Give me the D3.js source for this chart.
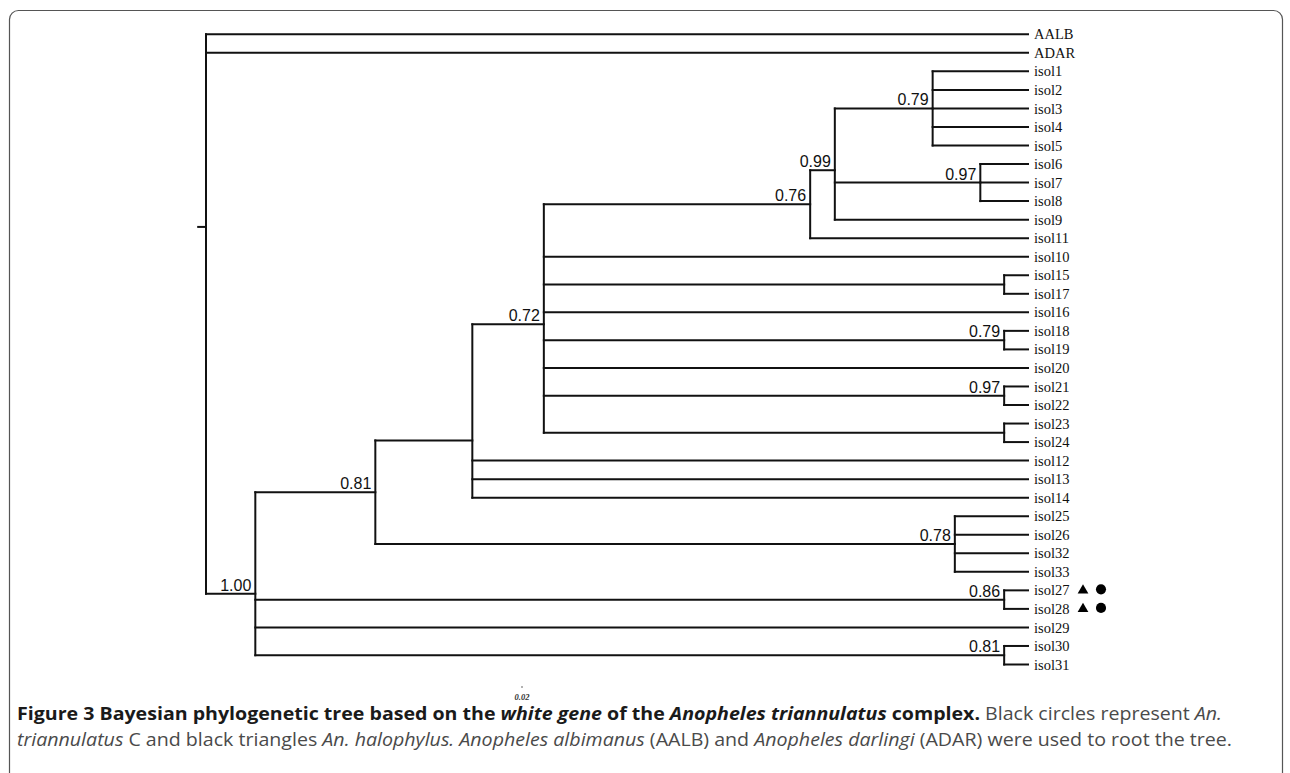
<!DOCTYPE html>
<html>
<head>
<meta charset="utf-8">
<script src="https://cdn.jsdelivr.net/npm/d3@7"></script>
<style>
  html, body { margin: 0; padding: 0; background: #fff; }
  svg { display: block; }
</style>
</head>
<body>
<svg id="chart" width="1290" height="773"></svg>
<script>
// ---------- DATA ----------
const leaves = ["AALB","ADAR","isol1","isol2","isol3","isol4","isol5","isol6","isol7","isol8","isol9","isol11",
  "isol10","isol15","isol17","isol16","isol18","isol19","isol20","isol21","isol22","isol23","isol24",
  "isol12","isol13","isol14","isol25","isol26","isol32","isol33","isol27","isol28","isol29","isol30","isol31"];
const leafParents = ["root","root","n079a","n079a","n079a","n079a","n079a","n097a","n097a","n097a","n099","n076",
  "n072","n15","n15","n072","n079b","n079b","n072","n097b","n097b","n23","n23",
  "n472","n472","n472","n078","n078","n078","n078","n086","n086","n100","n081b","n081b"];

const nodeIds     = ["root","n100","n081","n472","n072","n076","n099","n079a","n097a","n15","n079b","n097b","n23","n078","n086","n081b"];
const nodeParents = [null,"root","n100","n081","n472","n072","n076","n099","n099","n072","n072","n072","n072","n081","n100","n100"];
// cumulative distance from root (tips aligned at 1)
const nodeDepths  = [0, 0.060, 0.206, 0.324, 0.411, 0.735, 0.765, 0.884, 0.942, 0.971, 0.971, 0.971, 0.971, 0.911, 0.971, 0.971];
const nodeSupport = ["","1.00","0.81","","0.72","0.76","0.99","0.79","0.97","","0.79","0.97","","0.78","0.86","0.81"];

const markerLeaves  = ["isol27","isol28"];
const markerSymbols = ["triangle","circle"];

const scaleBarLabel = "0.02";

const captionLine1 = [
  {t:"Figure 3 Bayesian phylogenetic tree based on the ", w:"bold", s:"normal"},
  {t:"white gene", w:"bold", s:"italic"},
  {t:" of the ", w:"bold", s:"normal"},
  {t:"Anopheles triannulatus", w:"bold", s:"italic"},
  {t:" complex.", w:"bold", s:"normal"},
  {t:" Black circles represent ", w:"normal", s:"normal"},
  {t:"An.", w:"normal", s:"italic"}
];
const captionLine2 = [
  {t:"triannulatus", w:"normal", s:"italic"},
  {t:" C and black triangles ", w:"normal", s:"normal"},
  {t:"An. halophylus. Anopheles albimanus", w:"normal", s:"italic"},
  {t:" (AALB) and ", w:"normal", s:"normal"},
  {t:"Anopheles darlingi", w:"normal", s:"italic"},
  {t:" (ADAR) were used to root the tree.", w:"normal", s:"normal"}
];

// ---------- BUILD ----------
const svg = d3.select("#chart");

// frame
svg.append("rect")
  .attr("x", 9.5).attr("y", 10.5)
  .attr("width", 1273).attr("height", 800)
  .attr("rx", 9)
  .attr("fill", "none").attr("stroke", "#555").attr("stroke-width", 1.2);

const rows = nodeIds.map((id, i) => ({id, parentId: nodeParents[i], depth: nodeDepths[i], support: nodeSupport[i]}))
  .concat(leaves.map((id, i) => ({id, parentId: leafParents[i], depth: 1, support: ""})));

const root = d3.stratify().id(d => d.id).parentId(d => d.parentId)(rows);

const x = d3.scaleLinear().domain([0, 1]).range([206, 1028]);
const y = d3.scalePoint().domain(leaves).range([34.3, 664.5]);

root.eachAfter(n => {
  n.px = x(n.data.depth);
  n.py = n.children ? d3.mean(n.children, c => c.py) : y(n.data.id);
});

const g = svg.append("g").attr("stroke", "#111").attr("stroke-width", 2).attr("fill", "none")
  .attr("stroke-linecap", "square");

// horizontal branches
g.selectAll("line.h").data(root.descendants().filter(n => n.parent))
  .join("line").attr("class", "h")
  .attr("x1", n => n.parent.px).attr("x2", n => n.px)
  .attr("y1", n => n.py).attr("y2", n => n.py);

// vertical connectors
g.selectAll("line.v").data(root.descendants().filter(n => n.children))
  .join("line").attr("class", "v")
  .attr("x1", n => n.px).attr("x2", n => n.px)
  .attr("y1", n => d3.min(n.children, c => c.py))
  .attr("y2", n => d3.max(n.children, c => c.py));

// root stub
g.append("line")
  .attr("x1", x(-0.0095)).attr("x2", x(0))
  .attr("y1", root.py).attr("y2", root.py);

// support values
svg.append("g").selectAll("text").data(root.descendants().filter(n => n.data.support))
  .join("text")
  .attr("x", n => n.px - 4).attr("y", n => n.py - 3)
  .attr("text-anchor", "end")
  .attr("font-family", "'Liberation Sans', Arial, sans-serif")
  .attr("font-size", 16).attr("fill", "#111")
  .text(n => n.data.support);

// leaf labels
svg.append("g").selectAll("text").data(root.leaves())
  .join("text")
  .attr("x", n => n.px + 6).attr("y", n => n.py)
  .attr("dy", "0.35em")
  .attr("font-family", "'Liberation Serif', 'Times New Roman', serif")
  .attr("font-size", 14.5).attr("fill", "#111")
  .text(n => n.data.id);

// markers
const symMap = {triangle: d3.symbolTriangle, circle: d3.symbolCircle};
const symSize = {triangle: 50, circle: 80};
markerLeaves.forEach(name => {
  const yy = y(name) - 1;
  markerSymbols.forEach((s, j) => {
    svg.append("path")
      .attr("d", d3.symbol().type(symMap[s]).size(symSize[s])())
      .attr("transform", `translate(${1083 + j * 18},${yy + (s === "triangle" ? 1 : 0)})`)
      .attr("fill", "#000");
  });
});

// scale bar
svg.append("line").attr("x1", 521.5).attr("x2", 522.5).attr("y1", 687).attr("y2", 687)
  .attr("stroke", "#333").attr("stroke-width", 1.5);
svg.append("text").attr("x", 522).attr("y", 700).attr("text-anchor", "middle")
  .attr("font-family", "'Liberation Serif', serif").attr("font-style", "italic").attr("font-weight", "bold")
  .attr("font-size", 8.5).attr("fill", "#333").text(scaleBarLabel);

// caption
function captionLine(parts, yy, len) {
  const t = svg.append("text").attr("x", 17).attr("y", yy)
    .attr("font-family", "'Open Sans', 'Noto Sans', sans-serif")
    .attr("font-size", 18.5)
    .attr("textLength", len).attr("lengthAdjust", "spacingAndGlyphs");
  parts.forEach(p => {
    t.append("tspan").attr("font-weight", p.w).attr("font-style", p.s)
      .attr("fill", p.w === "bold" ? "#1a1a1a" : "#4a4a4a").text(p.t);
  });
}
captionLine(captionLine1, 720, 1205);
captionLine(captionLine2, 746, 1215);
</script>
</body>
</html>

Your objective
Copy every line of the listing where the word "chart" appears.

Solution
Give me the D3.js source for this chart.
<svg id="chart" width="1290" height="773"></svg>
const svg = d3.select("#chart");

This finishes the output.